SHORT EXERCISE: The listing below begins with the first line you should copy; stop after the line containing "fig = plt.figure(figsize=(W", and drop every picture.
..............................
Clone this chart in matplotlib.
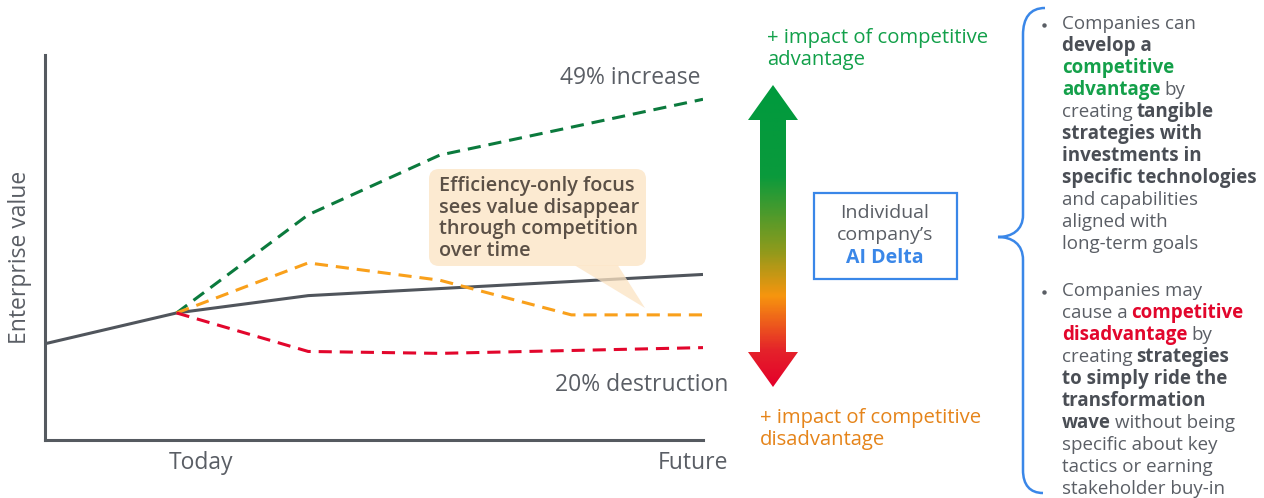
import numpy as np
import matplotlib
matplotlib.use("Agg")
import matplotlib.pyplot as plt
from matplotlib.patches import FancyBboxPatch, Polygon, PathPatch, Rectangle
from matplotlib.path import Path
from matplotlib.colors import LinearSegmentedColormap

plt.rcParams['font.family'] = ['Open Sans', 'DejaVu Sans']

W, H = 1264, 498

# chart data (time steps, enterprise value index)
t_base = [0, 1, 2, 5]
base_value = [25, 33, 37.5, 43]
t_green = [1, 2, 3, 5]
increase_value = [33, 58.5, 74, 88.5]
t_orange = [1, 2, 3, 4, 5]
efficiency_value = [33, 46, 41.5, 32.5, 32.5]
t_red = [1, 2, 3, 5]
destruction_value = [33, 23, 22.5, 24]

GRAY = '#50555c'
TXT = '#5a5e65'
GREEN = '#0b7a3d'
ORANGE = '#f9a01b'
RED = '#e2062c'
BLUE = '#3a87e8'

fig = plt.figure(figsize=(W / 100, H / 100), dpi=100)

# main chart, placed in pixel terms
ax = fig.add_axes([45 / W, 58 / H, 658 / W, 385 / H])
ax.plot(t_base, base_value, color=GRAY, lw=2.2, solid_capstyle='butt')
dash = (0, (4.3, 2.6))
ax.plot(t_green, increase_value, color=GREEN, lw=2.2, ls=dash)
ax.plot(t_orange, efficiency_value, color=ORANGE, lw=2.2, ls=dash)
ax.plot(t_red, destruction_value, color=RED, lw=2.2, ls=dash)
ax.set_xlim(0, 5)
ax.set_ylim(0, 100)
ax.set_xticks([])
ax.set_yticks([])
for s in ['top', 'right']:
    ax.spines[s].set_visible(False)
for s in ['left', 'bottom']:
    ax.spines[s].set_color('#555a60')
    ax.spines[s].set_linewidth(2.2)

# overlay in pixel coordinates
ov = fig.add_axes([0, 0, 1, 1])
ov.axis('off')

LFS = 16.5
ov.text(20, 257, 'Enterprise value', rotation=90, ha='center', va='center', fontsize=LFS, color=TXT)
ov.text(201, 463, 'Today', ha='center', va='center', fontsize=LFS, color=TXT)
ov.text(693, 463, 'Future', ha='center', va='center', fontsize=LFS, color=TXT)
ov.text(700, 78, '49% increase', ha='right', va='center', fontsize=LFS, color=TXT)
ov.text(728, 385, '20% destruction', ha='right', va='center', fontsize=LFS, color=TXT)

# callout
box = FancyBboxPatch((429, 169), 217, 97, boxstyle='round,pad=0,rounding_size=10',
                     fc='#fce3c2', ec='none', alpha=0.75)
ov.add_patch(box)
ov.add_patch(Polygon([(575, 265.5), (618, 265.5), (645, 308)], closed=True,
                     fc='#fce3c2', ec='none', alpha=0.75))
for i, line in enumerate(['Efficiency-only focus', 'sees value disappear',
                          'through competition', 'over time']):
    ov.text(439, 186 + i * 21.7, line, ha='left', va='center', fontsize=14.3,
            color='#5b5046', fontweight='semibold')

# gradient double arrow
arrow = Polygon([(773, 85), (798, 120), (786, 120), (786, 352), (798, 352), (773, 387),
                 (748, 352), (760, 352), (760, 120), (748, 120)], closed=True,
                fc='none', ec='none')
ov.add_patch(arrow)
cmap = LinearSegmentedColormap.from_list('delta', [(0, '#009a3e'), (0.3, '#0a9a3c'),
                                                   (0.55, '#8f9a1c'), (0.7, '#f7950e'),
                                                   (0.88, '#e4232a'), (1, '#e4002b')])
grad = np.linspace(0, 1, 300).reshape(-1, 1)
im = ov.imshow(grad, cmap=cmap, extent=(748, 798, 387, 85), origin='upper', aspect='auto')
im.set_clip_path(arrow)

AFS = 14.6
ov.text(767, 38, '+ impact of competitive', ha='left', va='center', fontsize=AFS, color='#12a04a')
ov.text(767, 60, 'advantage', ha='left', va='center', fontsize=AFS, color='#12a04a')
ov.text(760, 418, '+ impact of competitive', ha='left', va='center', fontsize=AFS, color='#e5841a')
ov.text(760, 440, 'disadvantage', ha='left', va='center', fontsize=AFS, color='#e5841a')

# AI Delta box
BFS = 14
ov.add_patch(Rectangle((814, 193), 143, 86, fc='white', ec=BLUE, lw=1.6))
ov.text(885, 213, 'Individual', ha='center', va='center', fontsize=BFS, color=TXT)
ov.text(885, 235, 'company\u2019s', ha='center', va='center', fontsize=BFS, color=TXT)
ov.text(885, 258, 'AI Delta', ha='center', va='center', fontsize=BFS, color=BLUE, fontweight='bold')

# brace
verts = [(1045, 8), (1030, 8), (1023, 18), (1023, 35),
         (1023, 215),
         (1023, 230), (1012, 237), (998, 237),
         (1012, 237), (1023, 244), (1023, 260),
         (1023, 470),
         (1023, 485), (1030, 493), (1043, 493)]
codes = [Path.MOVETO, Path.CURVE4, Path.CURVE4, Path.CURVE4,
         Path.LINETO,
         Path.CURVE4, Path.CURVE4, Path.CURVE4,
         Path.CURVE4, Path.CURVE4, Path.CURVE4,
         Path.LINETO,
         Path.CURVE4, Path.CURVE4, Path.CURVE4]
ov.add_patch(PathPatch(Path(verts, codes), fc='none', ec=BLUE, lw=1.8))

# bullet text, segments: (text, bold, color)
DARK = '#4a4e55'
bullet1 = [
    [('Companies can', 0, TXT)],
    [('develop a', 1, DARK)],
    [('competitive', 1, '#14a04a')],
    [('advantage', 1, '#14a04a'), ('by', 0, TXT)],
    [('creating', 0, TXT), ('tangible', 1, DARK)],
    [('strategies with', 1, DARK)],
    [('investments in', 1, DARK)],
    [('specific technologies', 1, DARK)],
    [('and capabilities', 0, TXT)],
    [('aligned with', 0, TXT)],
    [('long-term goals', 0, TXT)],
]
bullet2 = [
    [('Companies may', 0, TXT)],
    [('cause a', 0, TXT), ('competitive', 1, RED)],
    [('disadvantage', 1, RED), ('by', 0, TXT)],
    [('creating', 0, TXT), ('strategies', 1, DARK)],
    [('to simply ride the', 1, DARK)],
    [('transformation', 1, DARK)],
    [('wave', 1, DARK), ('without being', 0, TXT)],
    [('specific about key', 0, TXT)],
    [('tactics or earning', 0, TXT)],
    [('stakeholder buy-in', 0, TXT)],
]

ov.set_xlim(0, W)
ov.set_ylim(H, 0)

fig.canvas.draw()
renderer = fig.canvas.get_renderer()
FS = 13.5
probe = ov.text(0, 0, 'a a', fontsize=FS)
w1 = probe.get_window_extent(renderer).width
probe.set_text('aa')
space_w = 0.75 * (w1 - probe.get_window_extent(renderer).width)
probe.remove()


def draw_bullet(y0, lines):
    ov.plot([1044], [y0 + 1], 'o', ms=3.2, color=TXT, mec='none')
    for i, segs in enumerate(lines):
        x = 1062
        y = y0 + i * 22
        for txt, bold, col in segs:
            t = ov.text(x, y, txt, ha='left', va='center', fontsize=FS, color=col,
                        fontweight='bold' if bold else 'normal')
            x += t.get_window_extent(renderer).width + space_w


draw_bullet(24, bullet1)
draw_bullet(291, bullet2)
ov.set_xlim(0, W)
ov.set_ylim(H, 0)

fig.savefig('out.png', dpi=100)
..............................
ANSWER TO THE EXERCISE:
Clone this chart in matplotlib.
import numpy as np
import matplotlib
matplotlib.use("Agg")
import matplotlib.pyplot as plt
from matplotlib.patches import FancyBboxPatch, Polygon, PathPatch, Rectangle
from matplotlib.path import Path
from matplotlib.colors import LinearSegmentedColormap

plt.rcParams['font.family'] = ['Open Sans', 'DejaVu Sans']

W, H = 1264, 498

# chart data (time steps, enterprise value index)
t_base = [0, 1, 2, 5]
base_value = [25, 33, 37.5, 43]
t_green = [1, 2, 3, 5]
increase_value = [33, 58.5, 74, 88.5]
t_orange = [1, 2, 3, 4, 5]
efficiency_value = [33, 46, 41.5, 32.5, 32.5]
t_red = [1, 2, 3, 5]
destruction_value = [33, 23, 22.5, 24]

GRAY = '#50555c'
TXT = '#5a5e65'
GREEN = '#0b7a3d'
ORANGE = '#f9a01b'
RED = '#e2062c'
BLUE = '#3a87e8'

fig = plt.figure(figsize=(W / 100, H / 100), dpi=100)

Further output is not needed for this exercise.